Saturday, March 21, 2009

A Traveler's Way With Words

Lafcadio Hearn: American Writings
Edited by Christopher Benfey
(Library of America, 848 pages, $40)


Lafcadio Hearn (1850-1904) is best known as the magisterial interpreter of Japan to the English-speaking world, a role he played after moving there in 1890, marrying a Japanese woman and then publishing a series of books in the West, such as the story collections "In Ghostly Japan" (1899) and "Kwaidan" (1904). But before his expatriation, Hearn was America's ace traveloguist. A generous compilation of his early journalistic writing throughout the New World from the Library of America reveals how powerful this forgotten genre can be.

Hearn's American masterpiece, collected in the Library of America edition, is "Two Years in the French West Indies" (1890). It includes a section called "A Midsummer Trip to the Tropics," an ecstatic but closely observed account of his voyage from New York down to the Lesser Antilles (the string of islands stretching from Antigua to Grenada). The bulk of the book, though, is a 300-page chronicle of Hearn's sojourn on Martinique, where he "fell under the influence of that singular spell which the island has always exercised upon strangers."

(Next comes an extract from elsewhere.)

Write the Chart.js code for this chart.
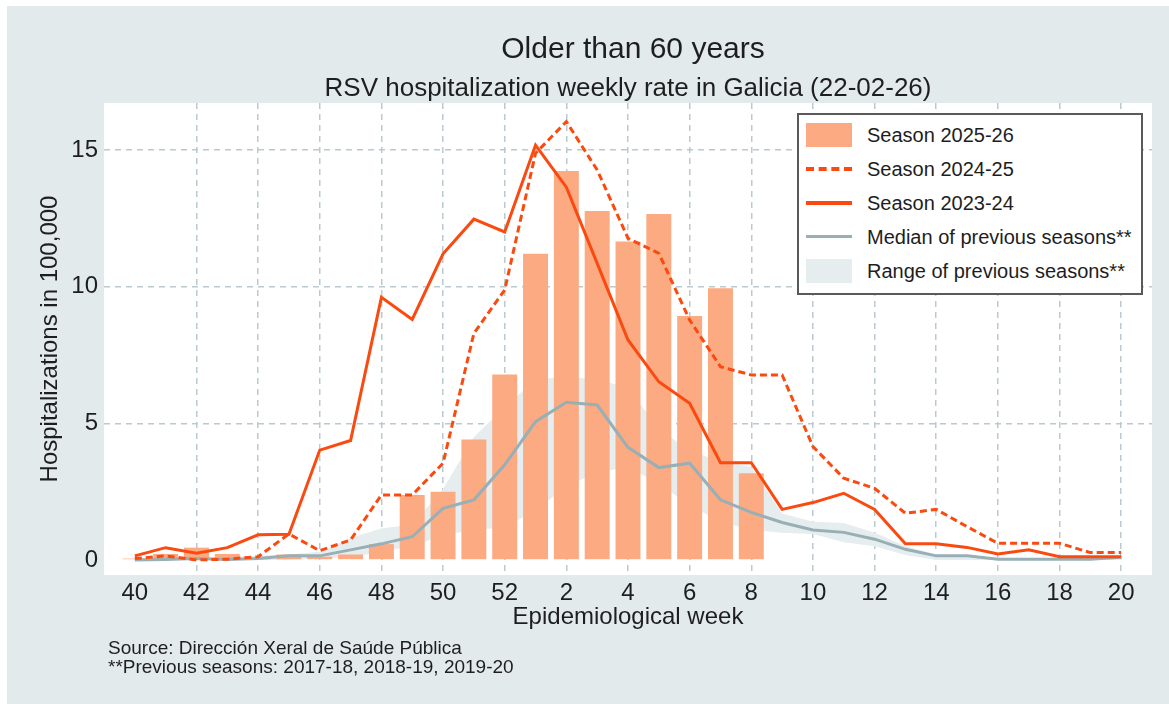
<!DOCTYPE html>
<html>
<head>
<meta charset="utf-8">
<script src="https://cdn.jsdelivr.net/npm/chart.js@4.4.1/dist/chart.umd.min.js"></script>
<style>
  body { margin: 0; background: #fff; font-family: "Liberation Sans", Arial, sans-serif; color: #1e1e1e; }
  #wrap { position: absolute; left: 7px; top: 6px; width: 1162px; height: 698px; background: #e3eaec; }
  .txt { position: absolute; white-space: nowrap; }
  #title { left: 633px; top: 33px; font-size: 30px; line-height: 30px; transform: translateX(-50%); }
  #subtitle { left: 628px; top: 74px; font-size: 26px; line-height: 26px; transform: translateX(-50%); }
  #source { left: 108px; top: 638px; font-size: 19px; line-height: 19px; }
  #legend { position: absolute; left: 797px; top: 113px; width: 346px; height: 182px; box-sizing: border-box;
            border: 2px solid #5a5a5a; background: #fff; }
  .sw { position: absolute; left: 7px; width: 46px; }
  .lt { position: absolute; left: 68px; font-size: 20px; line-height: 20px; white-space: nowrap; }
</style>
</head>
<body>
<div id="wrap"><canvas id="grafico" width="1162" height="698"></canvas></div>
<div class="txt" id="title">Older than 60 years</div>
<div class="txt" id="subtitle">RSV hospitalization weekly rate in Galicia (22-02-26)</div>
<div class="txt" id="source">Source: Dirección Xeral de Saúde Pública<br>**Previous seasons: 2017-18, 2018-19, 2019-20</div>
<div id="legend">
  <div class="sw" style="top:8px;height:24px;background:#fcaa82"></div>
  <div class="lt" style="top:10px">Season 2025-26</div>
  <div class="sw" style="top:52px;height:0;border-top:4px dashed #fa4a10"></div>
  <div class="lt" style="top:44px">Season 2024-25</div>
  <div class="sw" style="top:86px;height:4px;background:#fa4a10"></div>
  <div class="lt" style="top:78px">Season 2023-24</div>
  <div class="sw" style="top:120px;height:3px;background:#97afb5"></div>
  <div class="lt" style="top:112px">Median of previous seasons**</div>
  <div class="sw" style="top:144px;height:24px;background:#e5edef"></div>
  <div class="lt" style="top:146px">Range of previous seasons**</div>
</div>

<script>
// settimane epidemiologiche (40..52, 1..20)
const settimane = [40, 41, 42, 43, 44, 45, 46, 47, 48, 49, 50, 51, 52,
  1, 2, 3, 4, 5, 6, 7, 8, 9, 10, 11, 12, 13, 14, 15, 16, 17, 18, 19, 20];

// Stagione 2025-26 (barre, fino alla settimana 8)
const stagione2526 = [0.05, 0.22, 0.45, 0.22, 0.05, 0.2, 0.12, 0.2, 0.58, 2.38, 2.5, 4.41, 6.79,
  11.2, 14.23, 12.77, 11.65, 12.66, 8.93, 9.94, 3.17];

// Stagione 2024-25 (tratteggiata)
const stagione2425 = [0.05, 0.15, 0.0, 0.03, 0.12, 0.95, 0.34, 0.73, 2.38, 2.38, 3.54, 8.29, 9.88,
  14.88, 16.04, 14.27, 11.77, 11.22, 8.78, 7.07, 6.77, 6.77, 4.15, 2.99, 2.62, 1.71, 1.85, 1.22,
  0.61, 0.61, 0.61, 0.27, 0.27];

// Stagione 2023-24 (continua)
const stagione2324 = [0.15, 0.45, 0.25, 0.45, 0.92, 0.94, 4.02, 4.37, 9.61, 8.8, 11.2, 12.47, 12.0,
  15.18, 13.64, 10.85, 8.05, 6.52, 5.73, 3.56, 3.56, 1.85, 2.1, 2.44, 1.85, 0.59, 0.59, 0.46,
  0.22, 0.37, 0.12, 0.12, 0.12];

// Mediana e intervallo delle stagioni precedenti
const mediana = [0.0, 0.02, 0.05, 0.02, 0.05, 0.15, 0.15, 0.37, 0.59, 0.85, 1.89, 2.2, 3.48,
  5.06, 5.77, 5.67, 4.12, 3.38, 3.54, 2.2, 1.74, 1.37, 1.1, 1.01, 0.76, 0.39, 0.15, 0.15,
  0.03, 0.03, 0.03, 0.03, 0.1];
const rangeMin = [0, 0, 0, 0, 0, 0, 0.05, 0.1, 0.3, 0.5, 0.9, 1.1, 1.2,
  1.8, 2.7, 3.2, 3.4, 2.8, 2.0, 1.4, 1.1, 1.0, 0.95, 0.65, 0.5, 0.18, 0.0, 0.0,
  0, 0, 0, 0, 0];
const rangeMax = [0.05, 0.1, 0.1, 0.1, 0.15, 0.2, 0.3, 0.8, 1.15, 1.3, 2.6, 4.5, 5.6,
  6.6, 6.7, 6.6, 6.3, 4.8, 4.0, 3.6, 3.4, 1.7, 1.4, 1.35, 1.0, 0.5, 0.2, 0.15,
  0.08, 0.05, 0.05, 0.05, 0.1];

const tickY = [0, 5, 10, 15];
const tickX = [0, 2, 4, 6, 8, 10, 12, 14, 16, 18, 20, 22, 24, 26, 28, 30, 32];

const punti = (valori) => valori.map((v, i) => ({ x: i, y: v }));

const arancio = "#fa4a10";
const grigliaColore = "#b9cad1";

// sfondo bianco dell'area del grafico
const sfondoArea = {
  id: "sfondoArea",
  beforeDraw(chart) {
    const { ctx, chartArea: a } = chart;
    ctx.save();
    ctx.fillStyle = "#ffffff";
    ctx.fillRect(a.left, a.top, a.right - a.left, a.bottom - a.top);
    ctx.restore();
  }
};

const ctx = document.getElementById("grafico").getContext("2d");
new Chart(ctx, {
  type: "bar",
  data: {
    datasets: [
      {
        type: "line", label: "min", data: punti(rangeMin),
        borderWidth: 0, pointRadius: 0, fill: false, order: 6
      },
      {
        type: "line", label: "Range of previous seasons**", data: punti(rangeMax),
        borderWidth: 0, pointRadius: 0, fill: { target: 0 }, backgroundColor: "#e5edef", order: 5
      },
      {
        type: "bar", label: "Season 2025-26", data: punti(stagione2526),
        backgroundColor: "#fcaa82", barPercentage: 0.81, categoryPercentage: 1, order: 4
      },
      {
        type: "line", label: "Median of previous seasons**", data: punti(mediana),
        borderColor: "#97afb5", borderWidth: 3, pointRadius: 0, tension: 0, order: 3
      },
      {
        type: "line", label: "Season 2024-25", data: punti(stagione2425),
        borderColor: arancio, borderWidth: 3, borderDash: [7, 4], pointRadius: 0, order: 2
      },
      {
        type: "line", label: "Season 2023-24", data: punti(stagione2324),
        borderColor: arancio, borderWidth: 3, pointRadius: 0, order: 1
      }
    ]
  },
  options: {
    responsive: false,
    animation: false,
    devicePixelRatio: 1,
    layout: { padding: { top: 97, right: 17, bottom: 69, left: 0 } },
    plugins: {
      legend: { display: false },
      tooltip: { enabled: false },
      title: { display: false }
    },
    scales: {
      x: {
        type: "linear",
        min: -1,
        max: 33,
        offset: false,
        afterBuildTicks: (scala) => { scala.ticks = tickX.map((v) => ({ value: v })); },
        afterFit: (scala) => { scala.height = 60; },
        ticks: {
          callback: (v) => settimane[v],
          font: { family: "Liberation Sans", size: 24 },
          color: "#1e1e1e",
          padding: 4,
          maxRotation: 0,
          autoSkip: false
        },
        grid: {
          offset: false,
          drawTicks: false,
          lineWidth: 1.5,
          color: (c) => (c.tick && c.tick.value === 0 ? "rgba(0,0,0,0)" : grigliaColore)
        },
        border: { display: false, dash: [6, 5] },
        title: {
          display: true,
          text: "Epidemiological week",
          font: { family: "Liberation Sans", size: 24 },
          color: "#1e1e1e",
          padding: { top: 0, bottom: 3 }
        }
      },
      y: {
        min: -0.55,
        max: 16.72,
        afterBuildTicks: (scala) => { scala.ticks = tickY.map((v) => ({ value: v })); },
        afterFit: (scala) => { scala.width = 97; },
        ticks: {
          font: { family: "Liberation Sans", size: 24 },
          color: "#1e1e1e",
          padding: 6
        },
        grid: {
          drawTicks: false,
          lineWidth: 1.5,
          color: (c) => (c.tick && c.tick.value === 0 ? "rgba(0,0,0,0)" : grigliaColore)
        },
        border: { display: false, dash: [6, 5] },
        title: {
          display: true,
          text: "Hospitalizations in 100,000",
          font: { family: "Liberation Sans", size: 24 },
          color: "#1e1e1e",
          padding: { top: 29, bottom: 0 }
        }
      }
    }
  },
  plugins: [sfondoArea]
});
</script>
</body>
</html>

Hearn's descriptions of the land and sea are all the more vivid for their almost scientific precision. A vast valley in Martinique, he writes, is "watered by many torrents, and bounded south and west by double, triple, and quadruple surging of mountains, -- mountains broken, peaked and tormented-looking, and tinted (irisées, as the creoles say) with all those gemtones distance gives in a West Indian atmosphere."